Thursday, February 23, 2006

Able to get at it in bits, in the shortest of sittings lately, but every time I take in a few pages at a time of Break Every Rule, I find something new there, not in Maso's writing directly, but in my blizzard of marginalia from my first read-through, circa 2003. Next to her, "...what interests me is the holding back, the taking away, the terrible truncated shapes left without any real means to complete or resolve themselves. The fear that has calcified and assumes a kind of permanent stance.." next to this I wrote the word "wake." I can't quite place if I had been writing the "wake" sequence of The Mudra before, during or after reading this, and, having completed the life cycle of that book last year with the last of the readings I felt compelled to give from that book, I'd left that work off in a spot in my mind akin to Before Our Common Era.
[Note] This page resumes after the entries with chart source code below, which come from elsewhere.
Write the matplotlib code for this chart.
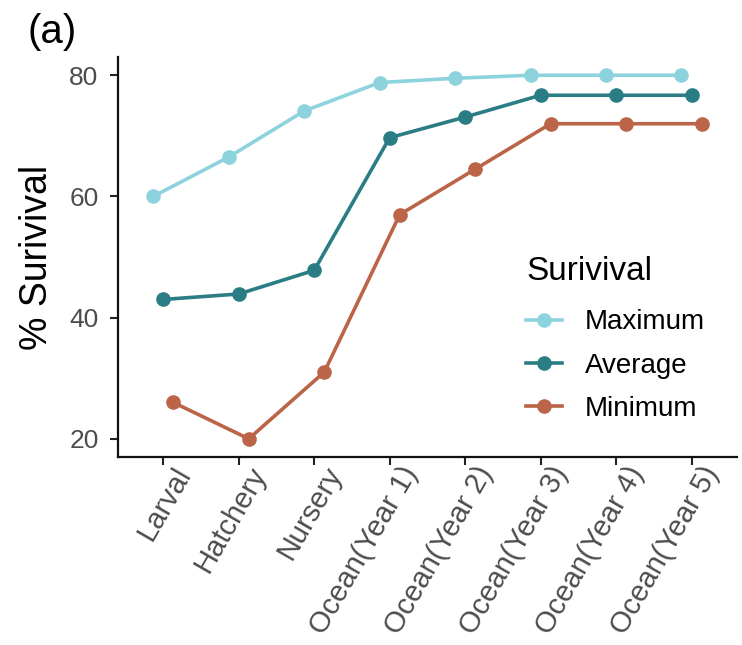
import matplotlib
matplotlib.use("Agg")
import matplotlib.pyplot as plt
from matplotlib.transforms import ScaledTranslation
import numpy as np

plt.rcParams['font.family'] = ['Liberation Sans', 'DejaVu Sans']

categories = ["Larval", "Hatchery", "Nursery", "Ocean(Year 1)", "Ocean(Year 2)",
              "Ocean(Year 3)", "Ocean(Year 4)", "Ocean(Year 5)"]
maximum = [60.0, 66.5, 74.1, 78.8, 79.5, 80.0, 80.0, 80.0]
average = [43.0, 43.9, 47.8, 69.7, 73.1, 76.7, 76.7, 76.7]
minimum = [26.0, 20.0, 31.0, 57.0, 64.5, 72.0, 72.0, 72.0]
series_names = ["Maximum", "Average", "Minimum"]
colors = ["#8dd3de", "#2a7d84", "#bb6448"]
y_ticks = [20, 40, 60, 80]

fig = plt.figure(figsize=(7.42, 6.45), dpi=100)
ax = fig.add_axes([0.159, 0.2915, 0.834, 0.620])

x = np.arange(1, len(categories) + 1)
offsets = [-0.133, 0.0, 0.133]
for vals, name, c, off in zip([maximum, average, minimum], series_names, colors, offsets):
    ax.plot(x + off, vals, color=c, lw=2.6, marker='o', ms=9.5, label=name)

ax.set_xlim(0.4, 8.6)
ax.set_ylim(17, 83)
ax.set_xticks(x)
ax.set_xticklabels(categories, rotation=60, ha='right', va='top',
                   rotation_mode='anchor', color='#4d4d4d', fontsize=21)
ax.set_yticks(y_ticks)
ax.set_yticklabels([str(v) for v in y_ticks], color='#4d4d4d', fontsize=19)
ax.tick_params(axis='both', length=6, width=1.5, color='#222222')
ax.tick_params(axis='x', pad=1)
ax.tick_params(axis='y', pad=8)
shift = ScaledTranslation(0.09, 0.05, fig.dpi_scale_trans)
for lab in ax.get_xticklabels():
    lab.set_transform(lab.get_transform() + shift)
for s in ['top', 'right']:
    ax.spines[s].set_visible(False)
for s in ['left', 'bottom']:
    ax.spines[s].set_linewidth(1.6)
    ax.spines[s].set_color('#111111')

ax.set_ylabel("% Surivival", fontsize=27, labelpad=10)

leg = ax.legend(title="Surivival", loc='upper left',
                bbox_to_anchor=(515 / 742, 1 - 245 / 645), bbox_transform=fig.transFigure,
                frameon=False, fontsize=20, title_fontsize=24, handlelength=1.3,
                labelspacing=0.62, handletextpad=0.8, borderaxespad=0)
leg._legend_box.align = "left"
leg._legend_box.sep = 16

fig.text(28 / 742, 1 - 13 / 645, "(a)", fontsize=29, va='top', ha='left')

fig.savefig("out.png", dpi=100)
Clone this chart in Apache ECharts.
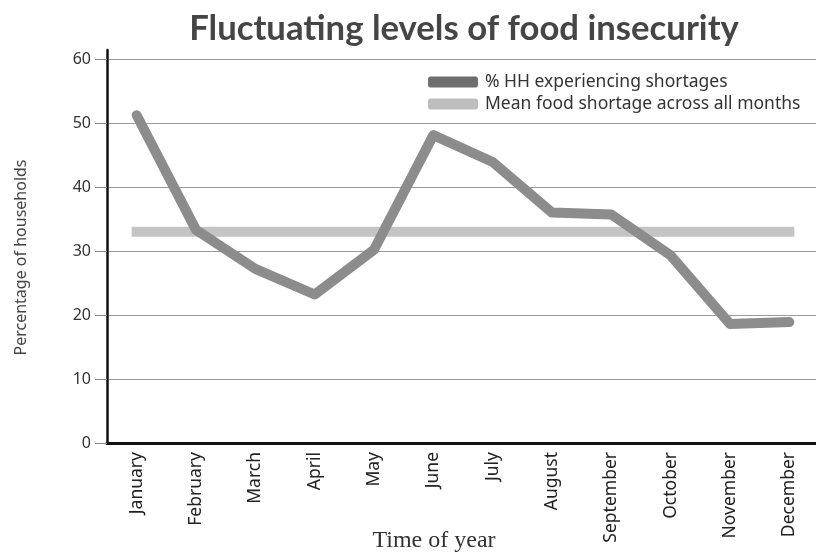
<!DOCTYPE html>
<html>
<head>
<meta charset="utf-8">
<script src="https://cdn.jsdelivr.net/npm/echarts@6/dist/echarts.min.js"></script>
<style>
  html, body { margin: 0; padding: 0; background: #fff; }
  #chart { width: 816px; height: 553px; }
</style>
</head>
<body>
<div id="chart"></div>
<script>
// Monthly share of households reporting food shortages (%)
const months = ['January', 'February', 'March', 'April', 'May', 'June',
                'July', 'August', 'September', 'October', 'November', 'December'];
const shortageShare = [51.2, 33.3, 27.2, 23.2, 30.2, 48.1, 43.9, 36.0, 35.7, 29.3, 18.6, 18.9];
const meanShortage = 33;
const yTicks = [0, 10, 20, 30, 40, 50, 60];

const seriesNames = ['% HH experiencing shortages', 'Mean food shortage across all months'];

const chart = echarts.init(document.getElementById('chart'), null, { renderer: 'canvas' });

const baseFont = '"Noto Sans", "Open Sans", sans-serif';

chart.setOption({
  animation: false,
  backgroundColor: '#ffffff',
  title: {
    text: 'Fluctuating levels of food insecurity',
    left: 459,
    top: 6,
    textAlign: 'center',
    textStyle: { fontFamily: 'Lato, "Open Sans", sans-serif', fontWeight: 'bold', fontSize: 34.7, color: '#454545' }
  },
  legend: {
    orient: 'vertical',
    left: 423,
    top: 68,
    itemGap: 4,
    itemWidth: 50,
    itemHeight: 11,
    icon: 'roundRect',
    textStyle: { fontFamily: baseFont, fontSize: 17.5, color: '#333', padding: [0, 0, 0, 2] },
    data: [
      { name: seriesNames[0], itemStyle: { color: '#6e6e6e' } },
      { name: seriesNames[1], itemStyle: { color: '#bdbdbd' } }
    ]
  },
  grid: { left: 107, right: -3, top: 50, bottom: 110, containLabel: false, outerBoundsMode: 'none' },
  xAxis: {
    type: 'category',
    data: months,
    boundaryGap: true,
    name: 'Time of year',
    nameLocation: 'middle',
    nameGap: 86,
    nameMoveOverlap: false,
    nameTextStyle: { fontFamily: '"Liberation Serif", "DejaVu Serif", serif', fontSize: 24, color: '#333', padding: [0, 58, 0, 0] },
    axisLine: { lineStyle: { color: '#111', width: 3 } },
    axisTick: { show: false },
    axisLabel: { rotate: 90, margin: 9, fontFamily: baseFont, fontSize: 17.5, color: '#222' },
    splitLine: { show: false }
  },
  yAxis: {
    type: 'value',
    min: 0,
    max: 61.4,
    interval: 10,
    name: 'Percentage of households',
    nameLocation: 'middle',
    nameGap: 78,
    nameMoveOverlap: false,
    nameRotate: 90,
    nameTextStyle: { fontFamily: baseFont, fontSize: 16, color: '#444', padding: [0, 22, 0, 0] },
    axisLine: { show: true, lineStyle: { color: '#111', width: 2.5 } },
    axisTick: { show: true, length: 12, lineStyle: { color: '#8a8a8a', width: 1 }, customValues: yTicks },
    axisLabel: { margin: 16, fontFamily: baseFont, fontSize: 16, color: '#333', customValues: yTicks },
    splitLine: { show: true, lineStyle: { color: '#9a9a9a', width: 1 } }
  },
  series: [
    {
      name: seriesNames[1],
      type: 'line',
      data: months.map(() => meanShortage),
      symbol: 'none',
      z: 2,
      lineStyle: { color: '#c4c4c4', width: 10, cap: 'square' },
      itemStyle: { color: '#bdbdbd' }
    },
    {
      name: seriesNames[0],
      type: 'line',
      data: shortageShare,
      symbol: 'none',
      z: 3,
      lineStyle: { color: '#8c8c8c', width: 10, cap: 'round', join: 'round' },
      itemStyle: { color: '#6e6e6e' }
    }
  ]
});
</script>
</body>
</html>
But remembering it anew, my concerns then, from this distance and how history has gone out from under that poem of jagged prose. That "wake" seemingly locked in place, not altogether successful in fully realizing my lofty intentions, but a stop along the way, which is all I expect of poems lately.

In any case, my attraction to this passage, whether it was before/during or after "wake" was due to my desire to attempt to enact in a poem a sense of violation or trespass, and looking to the form to do that.. it became a project of syntax. I was trying to explore and undermine the sense of safety usually guaranteed by a line, a phrase, a word, a sentence, at a time when safety became an active pursuit.. it was our first summer in an apartment with more gang activity and gun-fire in closer proximity than we'd yet experienced and in the months immediately following "shock and awe" i was still trying to understand the cultural history and underpinning of violence that made preemption possible. Interesting that in the intervening two and a half years, a period of time I used to think would be adequate for righting the balance, putting out the bush fire and restoring some sanity to our foreign policy, the influence of war is no longer satisfied to exercise itself at the level of abstraction and form. I've seen in the work of a lot of other writers this imperative pivot too. I'm sure someone more inclined to writing essays for Jacket has already noted this, but I'm just coming to my senses.